I remember when I did term papers in college that it was always helpful for me to go back to the source material (magazine article or newspaper clipping) to find out where a certain idea came from. (It was the ’90s.)

We do the same thing today when we “Google” something on the internet to discover how a particular movement or school of thought came about.

Late in his ministry, when people were seeking to arrest him, Jesus returned to “where it all began.” We read:

He went away again across the Jordan to the place where John had been baptizing at first, and there he remained (John 10:40).

We get the sense that Jesus went there to get some clarity, to keep these starting moments in his heart as his mother Mary had done at his birth, and to remember the words his Father spoke at his baptism, his rebirth: “This is my Beloved Son, with whom I am well pleased” (Matthew 3:17). Maybe he put some water over his head once again and was refreshed in his reason for being: to save us from sin. Maybe he was re-energized by seeing that place again and “living in it” for a bit.

It’s good for us to go back to our baptism now and then in our mind’s eye and sit with that thought for a while. Through water and the Word, we were made a child of God and we were washed clean to live a new life to Christ through the Holy Spirit. That moment can never be taken away from us, and that moment compels us to move forward in our own mission to follow through with what our Father had in mind for us from the very beginning of our journey with him.

A Row of Geese

row of geese

I was stopped in traffic on my way to work by a row of geese that was walking slowly yet deliberately across a major thoroughfare to a pool of water that had collected in a ditch on the other side of the street after a heavy rain. At first I was annoyed by the inconvenience to my commute, but then I became fascinated by the fact that each of the geese in the gaggle directly followed the one before it, and they would not be deterred until they reached their desired destination.

The instinct of a goose is to follow. Our instinct as disciples of Christ should be to follow, as well—follow the disciples before us, and follow the leading of Jesus. I think of the first disciples who dropped everything they were doing when Jesus said to each of them, “Follow me.” They followed right behind the Lord and went where he went, spreading the message of the Gospel. My prayer is that we recapture that same willingness and determination to follow Jesus faithfully and invite others to follow behind us to our final destination—life together in heaven with him through his death and resurrection.

Mason Jars

mason jar

If you have been to any sort of antique mall recently, you will see a large collection of mason jars. These rounded glass containers with metal lids were used in the past to store and preserve fruits, vegetables, jams and jellies, which are also quite appropriately referred to as preserves.

Now that we have freezers and refrigerators to store and preserve food, we no longer need mason jars for their original purpose. But they are popular now for decorative reasons to add a rustic feel to a room.
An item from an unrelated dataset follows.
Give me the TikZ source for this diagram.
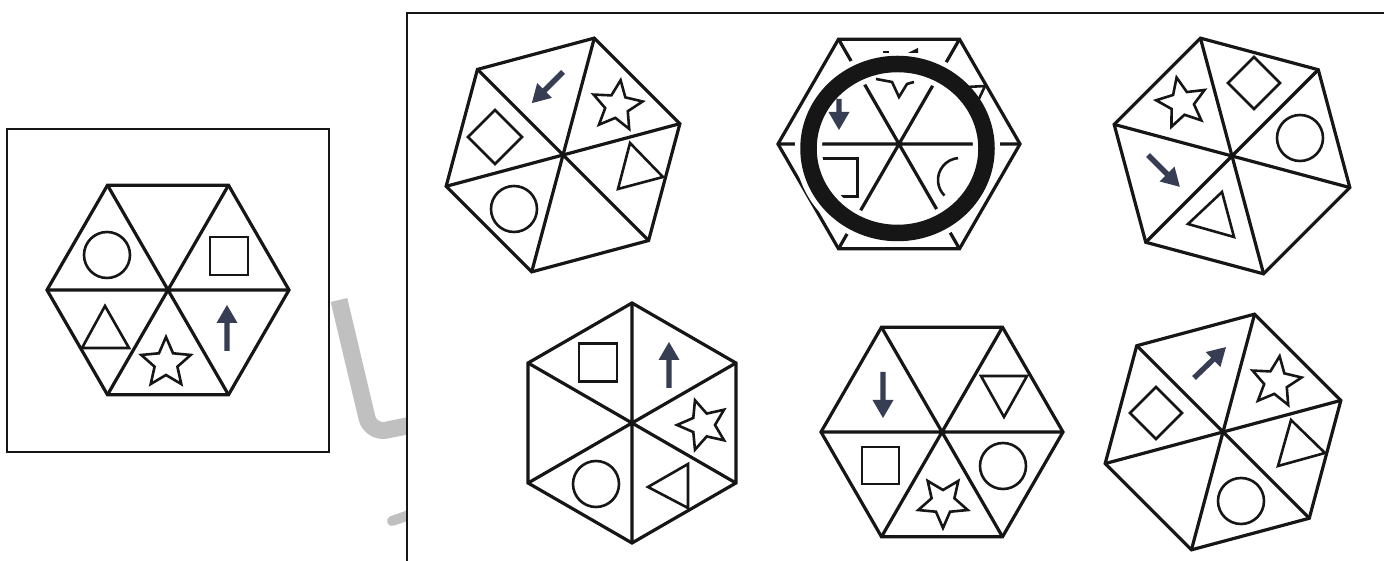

And I have often seen them filled with marbles, buttons and coins. I have become a collector of mason jars, I admit, and have several lined up on the window sills in my kitchen.

I got to thinking about these jars when I ran across this beloved verse of scripture:

But we have this treasure in clay jars, so that it may be made clear that this extraordinary power belongs to God and does not come from us (2 Corinthians 4:7).

If this verse was written today, it might have said “mason jars” instead of “clay jars” since glass can be just as fragile. So we are like mason jars in many ways—holding, preserving and storing the treasure of God’s revelation of himself in Jesus Christ, as the verse just prior to the one above tells us:

For it is the God who said, “Light will shine out of darkness,” who has shone in our hearts to give the light of the knowledge of the glory of God in the face of Christ (2 Corinthians 4:6).

The earthen vessels of our bodies house the presence of Christ within us, and we should not hide that fact, but should let Christ shine through our fragile flesh in whatever room we find ourselves. You might never look at mason jars the same way.